Rather than diminishing China’s prospects, U.S. legislation may accelerate them. First, The U.S. retrenchment in the field of CBDCs has created greater space for China to shape technical and governance standards on multilateral platforms such as the Bank for International Settlements and in the BRICS bloc. Second, U.S. regulatory clarity may attract some private firms, but it also consolidates China’s comparative advantage in its financial infrastructure, reinforcing China’s potential to promote the e-CNY as a trusted alternative for governments wary of U.S.-centric finance. Third, the symbolic framing — with the U.S. as the market-driven model and China as the sovereign-led model — could allow China to align with countries in the Global South that prioritize monetary sovereignty over integration with Western private finance.
Strategic responses for China
China has noticed the shifts in the international monetary system and the forthcoming transformations.

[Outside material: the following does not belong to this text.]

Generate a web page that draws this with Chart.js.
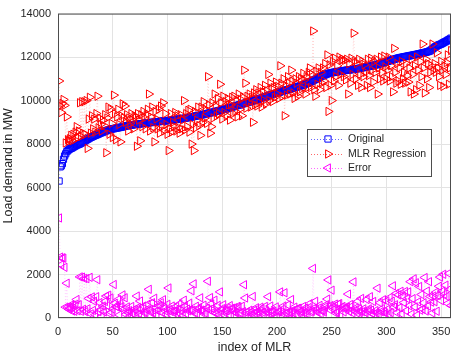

In this context, Pan Gongsheng, governor of the People's Bank of China, stated in his keynote speech at the 2025 Lujiazui Forum in June, that “historically, the international monetary system has always been evolving. … Technologies such as blockchain and distributed ledger systems are driving the rapid development of central bank digital currencies and stablecoins.”
Actually, progress is evident in China. In terms of yuan internationalization, on Sept. 24, Shanghai launched the International e-CNY Operations Center, which is building platforms for cross-border payments, digital assets and blockchain-based services.
In terms of blockchain applications in capital markets, progress has also reached the practical stage. In October 2023, the China Securities Regulatory Commission released a consultation draft of the Guidelines on the Regulation of Regional Equity Markets No.2-Blockchain Development, setting unified requirements for the construction and operational security of blockchain systems in regional equity markets. Before this, the Shenzhen Stock Exchange’s financial blockchain platform had supported the rollout of depository and custody systems in regional equity markets such as Beijing and Guangdong, enabling full-process on-chain management of business data.
In addition, Hong Kong’s differentiated approach has created a valuable testing ground for the development of virtual assets in China. Since June 2023, HK has implemented a licensing regime for virtual asset trading platforms that allows licensed institutions to operate legally in the city. In response to the evolving international financial landscape, the Hong Kong Securities and Futures Commission has continued to refine its regulatory framework to strike a balance between encouraging innovation and mitigating potential risks. For example, in August the SFC issued a circular requiring licensed platforms to comprehensively upgrade client asset custody standards to safeguard investor interests and promote the stable development of the market.
Together, these initiatives demonstrate that China is not merely reacting to U.S. legislation but proactively positioning itself to be in line with technological trends and the evolving landscape of international finance, while also aligning with its own development needs.
A shared future
Looking ahead, two parallel systems might emerge. On one side, U.S. stablecoins dominate digital commerce, extending dollar power through private issuers. On the other, China’s e-CNY system expands, offering an alternative for states seeking more sovereignty over their own monetary affairs.
These two paths are not destined for confrontation. Both the U.S. and China share an interest in preventing illicit finance, strengthening cybersecurity and ensuring global stability. What happens next will depend less on technology than on values and governance. If the U.S. and China can pursue a balance of competition and cooperation, the world may end up with a digital financial order that is not only more dynamic but also more resilient and inclusive.